Paul, like Jonah received a second chance from the God, relenting of judgment in the face of repentance. Where Jonah continued in his anger with God for his grace to Gentiles; Paul instead gloried in being “least” of brothers (1 Cor. 15:9, Eph. 3:8) and Apostle to The Gentiles. 


Paul’s gracious salvation was keen to teach Corinthian brothers and sisters to remain strong and wholly committed to Christ in the warfare underway, warning, “[T]he appointed time has grown very short… For the present from of this world is passing away.”  


Paul would have us understand what it means to find ourselves in Christ by Baptism. The activity of God in Christ crucified, and his blood and Spirit conveyed in water and word make us new creations for the new creation coming into being.  This is the sight to which Christians are called in the church’s Light. 

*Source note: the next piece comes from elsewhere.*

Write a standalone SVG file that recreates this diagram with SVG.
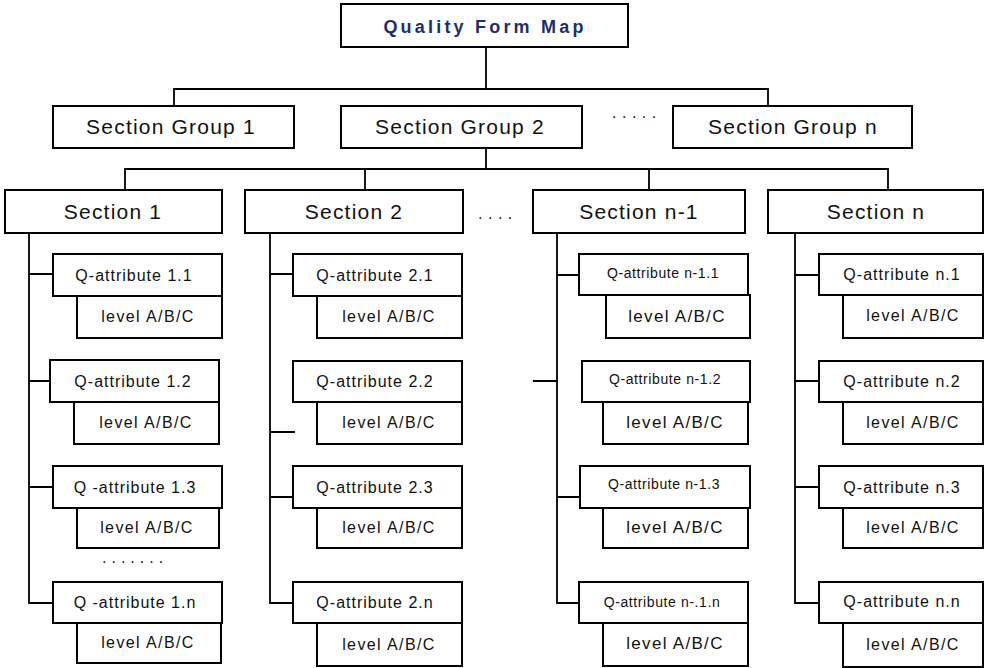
<svg xmlns="http://www.w3.org/2000/svg" width="988" height="668" viewBox="0 0 988 668">
<style>
rect{fill:#fff;stroke:#000;stroke-width:2}
.c line,.c path{stroke:#000;stroke-width:1.8;fill:none}
text{font-family:"Liberation Sans",Arial,sans-serif;fill:#111;text-anchor:middle}
.t{font-size:18px;font-weight:bold;letter-spacing:3.2px;fill:#1b2f6e}
.g{font-size:21px;letter-spacing:1.2px}
.s{font-size:21px;letter-spacing:1.2px}
.q{font-size:16px;letter-spacing:1px}
.qs{font-size:14px;letter-spacing:0.6px}
.l{font-size:16px;letter-spacing:1.4px}
.lb{font-size:17px;letter-spacing:1.3px}
.d{font-size:16px;letter-spacing:5.5px;text-anchor:start}
</style>
<g class="c" id="connectors">
<path d="M486,47V89M174,106V89H768V106"/>
<path d="M486,148V169M125,190V169H888V190M365,169V190M649,169V190"/>
<path d="M29,233V603H53M29,274H53M29,381H52M29,487H53"/>
<path d="M270,233V603H293M270,274H293M270,432H295M270,497H293"/>
<path d="M557,233V603H579M557,275H579M533,381H557M557,497H580"/>
<path d="M795,233V603H819M795,275H819M795,381H819M795,487H819"/>
</g>
<g id="title"><rect x="341" y="4" width="287" height="43"/><text class="t" x="485" y="33">Quality Form Map</text></g>
<g id="sg1"><rect x="53" y="106" width="241" height="42"/><text class="g" x="171" y="134">Section Group 1</text></g>
<g id="sg2"><rect x="341" y="106" width="241" height="42"/><text class="g" x="460" y="134">Section Group 2</text></g>
<g id="sgn"><rect x="673" y="106" width="239" height="42"/><text class="g" x="793" y="134">Section Group n</text></g>
<text class="d" x="612" y="118">.....</text>
<g id="sec1"><rect x="5" y="190" width="217" height="43"/><text class="s" x="113" y="219">Section 1</text></g>
<g id="sec2"><rect x="245" y="190" width="218" height="43"/><text class="s" x="354" y="219">Section 2</text></g>
<g id="secn1"><rect x="533" y="190" width="212" height="43"/><text class="s" x="639" y="219">Section n-1</text></g>
<g id="secn"><rect x="768" y="190" width="215" height="43"/><text class="s" x="876" y="219">Section n</text></g>
<text class="d" x="478" y="219">....</text>

<g id="q1-1"><rect x="53" y="254" width="169" height="42"/><text class="q" x="134" y="281">Q-attribute 1.1</text><rect x="77" y="296" width="145" height="42"/><text class="l" x="148" y="322">level A/B/C</text></g>
<g id="q1-2"><rect x="50" y="360" width="169" height="42"/><text class="q" x="133" y="387">Q-attribute 1.2</text><rect x="74" y="402" width="145" height="42"/><text class="l" x="146" y="428">level A/B/C</text></g>
<g id="q1-3"><rect x="53" y="466" width="169" height="42"/><text class="q" x="135" y="493">Q -attribute 1.3</text><rect x="77" y="508" width="142" height="40"/><text class="l" x="147" y="533">level A/B/C</text></g>
<text class="d" x="102" y="563" style="letter-spacing:5px">.......</text>
<g id="q1-n"><rect x="53" y="582" width="169" height="41"/><text class="q" x="135" y="608">Q -attribute 1.n</text><rect x="77" y="623" width="144" height="40"/><text class="l" x="148" y="648">level A/B/C</text></g>

<g id="q2-1"><rect x="293" y="254" width="169" height="42"/><text class="q" x="375" y="281">Q-attribute 2.1</text><rect x="317" y="296" width="145" height="42"/><text class="l" x="389" y="322">level A/B/C</text></g>
<g id="q2-2"><rect x="293" y="361" width="169" height="41"/><text class="q" x="375" y="387">Q-attribute 2.2</text><rect x="317" y="402" width="145" height="42"/><text class="l" x="389" y="428">level A/B/C</text></g>
<g id="q2-3"><rect x="293" y="466" width="169" height="42"/><text class="q" x="375" y="493">Q-attribute 2.3</text><rect x="317" y="508" width="145" height="40"/><text class="l" x="389" y="533">level A/B/C</text></g>
<g id="q2-n"><rect x="293" y="582" width="169" height="41"/><text class="q" x="375" y="608">Q-attribute 2.n</text><rect x="317" y="623" width="145" height="43"/><text class="l" x="389" y="650">level A/B/C</text></g>

<g id="qn1-1"><rect x="579" y="254" width="169" height="41"/><text class="qs" x="663" y="278">Q-attribute n-1.1</text><rect x="606" y="295" width="144" height="43"/><text class="lb" x="677" y="322">level A/B/C</text></g>
<g id="qn1-2"><rect x="582" y="361" width="168" height="41"/><text class="qs" x="665" y="384">Q-attribute n-1.2</text><rect x="603" y="402" width="145" height="42"/><text class="lb" x="675" y="428">level A/B/C</text></g>
<g id="qn1-3"><rect x="580" y="466" width="170" height="42"/><text class="qs" x="664" y="489">Q-attribute n-1.3</text><rect x="603" y="508" width="145" height="40"/><text class="lb" x="675" y="533">level A/B/C</text></g>
<g id="qn1-n"><rect x="579" y="582" width="169" height="41"/><text class="qs" x="662" y="607">Q-attribute n-.1.n</text><rect x="603" y="623" width="145" height="43"/><text class="lb" x="675" y="649">level A/B/C</text></g>

<g id="qn-1"><rect x="819" y="254" width="164" height="41"/><text class="q" x="902" y="280">Q-attribute n.1</text><rect x="843" y="295" width="140" height="43"/><text class="l" x="913" y="321">level A/B/C</text></g>
<g id="qn-2"><rect x="819" y="361" width="164" height="41"/><text class="q" x="902" y="387">Q-attribute n.2</text><rect x="843" y="402" width="140" height="42"/><text class="l" x="913" y="428">level A/B/C</text></g>
<g id="qn-3"><rect x="819" y="466" width="164" height="42"/><text class="q" x="902" y="493">Q-attribute n.3</text><rect x="843" y="508" width="140" height="40"/><text class="l" x="913" y="533">level A/B/C</text></g>
<g id="qn-n"><rect x="819" y="582" width="164" height="41"/><text class="q" x="902" y="607">Q-attribute n.n</text><rect x="843" y="623" width="140" height="44"/><text class="l" x="913" y="650">level A/B/C</text></g>
</svg>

Paul says, “let those who have wives live as though they had none” (1 Cor. 7:29b), which is to say, that as men and women in the world marry, men are wont to exercise arbitrary dominion.  In such sinful relation women desire her husband’s office and authority.  But the Baptized marry “in Christ” who is the center and fount of all sacramental forgiveness and sacrificial love that God intends for marital union in the kingdom of heaven on earth.  Men live with wives, as God loves you; and wives love their husbands as the church loves her Lord who has given his all. 


“[A]nd those who mourn as though they were not mourning” (v. 30a). Only those without hope inconsolable state at the grave.


“[A]nd those who rejoice as though they were not rejoicing, and those who buy as though who they had no goods, and those who deal with the world as though they had no dealings with it” (vv. 30b, c, 31). It is vanity to rejoice in the things of a dying world being remade to a new and better creation. 


Rejoice rather in the things of God’s abundant word with us. Consider our table prayer, “The eyes of all look to you and you satisfy the desires of every living thing”; nor should you squander your joy toward the passing stuff of the world that merely delights and appeases decaying flesh. 


You have been plucked from the kingdom of Satan who distracts on every occasion from what God has done in Christ crucified and your inheritance of all things in him as sons and daughters of God. In that Joy and those riches is our true delight and hope.  Amen.